--- Begin ---

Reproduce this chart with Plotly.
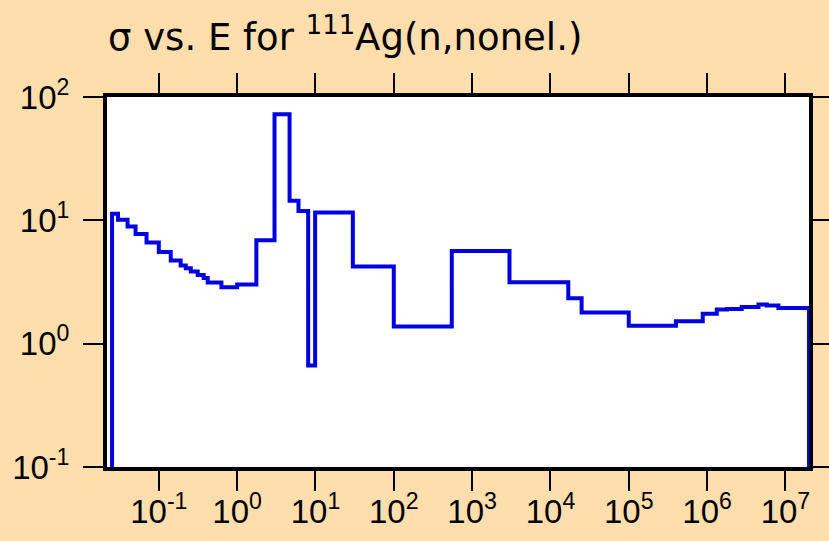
import math
import plotly.graph_objects as go

# Group-wise (n,nonelastic) cross section of Ag-111: bin edges in eV, sigma in barns
energy_edges = [0.0253, 0.0301, 0.0399, 0.0505, 0.0697, 0.1, 0.142, 0.19, 0.221,
                0.256, 0.314, 0.374, 0.421, 0.63, 1.0, 1.76, 3.0, 4.67, 6.07, 8.07,
                9.9, 30, 100, 550, 3000, 16900, 25000, 1e5, 4e5, 8.8e5, 1.33e6,
                1.79e6, 2.77e6, 4.53e6, 5.78e6, 8.15e6, 2e7]
sigma = [11.3, 10.1, 8.9, 7.76, 6.6, 5.53, 4.73, 4.31, 4.08, 3.84, 3.61, 3.40,
         3.13, 2.87, 3.02, 6.9, 72.4, 14.4, 11.9, 0.665, 11.55, 4.22, 1.38, 5.65,
         3.15, 2.34, 1.79, 1.40, 1.52, 1.75, 1.89, 1.91, 1.98, 2.08, 2.04, 1.95]

x_ticks = [1e-1, 1e0, 1e1, 1e2, 1e3, 1e4, 1e5, 1e6, 1e7]
x_labels = ["10<sup>-1</sup>", "10<sup>0</sup>", "10<sup>1</sup>", "10<sup>2</sup>",
            "10<sup>3</sup>", "10<sup>4</sup>", "10<sup>5</sup>", "10<sup>6</sup>",
            "10<sup>7</sup>"]
y_ticks = [1e-1, 1e0, 1e1, 1e2]
y_labels = ["10<sup>-1</sup>", "10<sup>0</sup>", "10<sup>1</sup>", "10<sup>2</sup>"]

x_range = [math.log10(0.0218), math.log10(2e7)]
y_range = [-1, 2]

# histogram outline: rise from below the axis, steps, then drop at the last edge
floor = 1e-3
xs = [energy_edges[0]] + energy_edges + [energy_edges[-1]]
ys = [floor] + sigma + [sigma[-1], floor]

fig = go.Figure()
fig.add_trace(go.Scatter(
    x=xs, y=ys, mode="lines", line_shape="hv",
    line=dict(color="#0000E0", width=4),
    hoverinfo="skip",
))
# same data on the label axes so they get drawn (kept invisible)
fig.add_trace(go.Scatter(
    x=xs, y=ys, xaxis="x2", yaxis="y2", mode="lines",
    line=dict(width=0), opacity=0, hoverinfo="skip",
))

tick_family = "Liberation Sans, Arial, Helvetica, sans-serif"
title_family = "DejaVu Sans, sans-serif"
tick_font = dict(family=tick_family, size=33, color="black")

# frame + long tick marks (no labels)
frame_axis = dict(
    type="log", automargin=False, showgrid=False, zeroline=False,
    showline=True, linecolor="black", linewidth=4, mirror="ticks",
    ticks="outside", ticklen=20, tickwidth=2, tickcolor="black",
    showticklabels=False,
)
# label-only overlay axes: invisible ticks set the label distance
label_axis = dict(
    type="log", automargin=False, showgrid=False, zeroline=False,
    showline=False, ticks="outside", tickwidth=1,
    tickcolor="rgba(0,0,0,0)", tickfont=tick_font, tickmode="array",
)

fig.update_layout(
    width=829, height=541,
    margin=dict(l=107, r=20, t=97, b=74),
    paper_bgcolor="#FFDEAD",
    plot_bgcolor="white",
    showlegend=False,
    title=dict(
        text="σ vs. E for <sup>111</sup>Ag(n,nonel.)",
        font=dict(family=title_family, size=37, color="black"),
        xref="container", x=108 / 829, xanchor="left",
        yref="container", y=1 - 37 / 541, yanchor="middle",
    ),
    xaxis=dict(frame_axis, range=x_range, tickmode="array", tickvals=x_ticks),
    yaxis=dict(frame_axis, range=y_range, tickmode="array", tickvals=y_ticks),
    xaxis2=dict(label_axis, overlaying="x", anchor="y2", side="bottom",
                range=x_range, tickvals=x_ticks, ticktext=x_labels, ticklen=15),
    yaxis2=dict(label_axis, overlaying="y", anchor="x2", side="left",
                range=y_range, tickvals=y_ticks, ticktext=y_labels, ticklen=30),
)

fig.write_html("out.html")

--- End ---

* What you need to do: Restate each line from the start of the listing through the line bearing "y_range = [-1, 2]" word for word. Drop the pictures.

* Complete output:
Reproduce this chart with Plotly.
import math
import plotly.graph_objects as go

# Group-wise (n,nonelastic) cross section of Ag-111: bin edges in eV, sigma in barns
energy_edges = [0.0253, 0.0301, 0.0399, 0.0505, 0.0697, 0.1, 0.142, 0.19, 0.221,
                0.256, 0.314, 0.374, 0.421, 0.63, 1.0, 1.76, 3.0, 4.67, 6.07, 8.07,
                9.9, 30, 100, 550, 3000, 16900, 25000, 1e5, 4e5, 8.8e5, 1.33e6,
                1.79e6, 2.77e6, 4.53e6, 5.78e6, 8.15e6, 2e7]
sigma = [11.3, 10.1, 8.9, 7.76, 6.6, 5.53, 4.73, 4.31, 4.08, 3.84, 3.61, 3.40,
         3.13, 2.87, 3.02, 6.9, 72.4, 14.4, 11.9, 0.665, 11.55, 4.22, 1.38, 5.65,
         3.15, 2.34, 1.79, 1.40, 1.52, 1.75, 1.89, 1.91, 1.98, 2.08, 2.04, 1.95]

x_ticks = [1e-1, 1e0, 1e1, 1e2, 1e3, 1e4, 1e5, 1e6, 1e7]
x_labels = ["10<sup>-1</sup>", "10<sup>0</sup>", "10<sup>1</sup>", "10<sup>2</sup>",
            "10<sup>3</sup>", "10<sup>4</sup>", "10<sup>5</sup>", "10<sup>6</sup>",
            "10<sup>7</sup>"]
y_ticks = [1e-1, 1e0, 1e1, 1e2]
y_labels = ["10<sup>-1</sup>", "10<sup>0</sup>", "10<sup>1</sup>", "10<sup>2</sup>"]

x_range = [math.log10(0.0218), math.log10(2e7)]
y_range = [-1, 2]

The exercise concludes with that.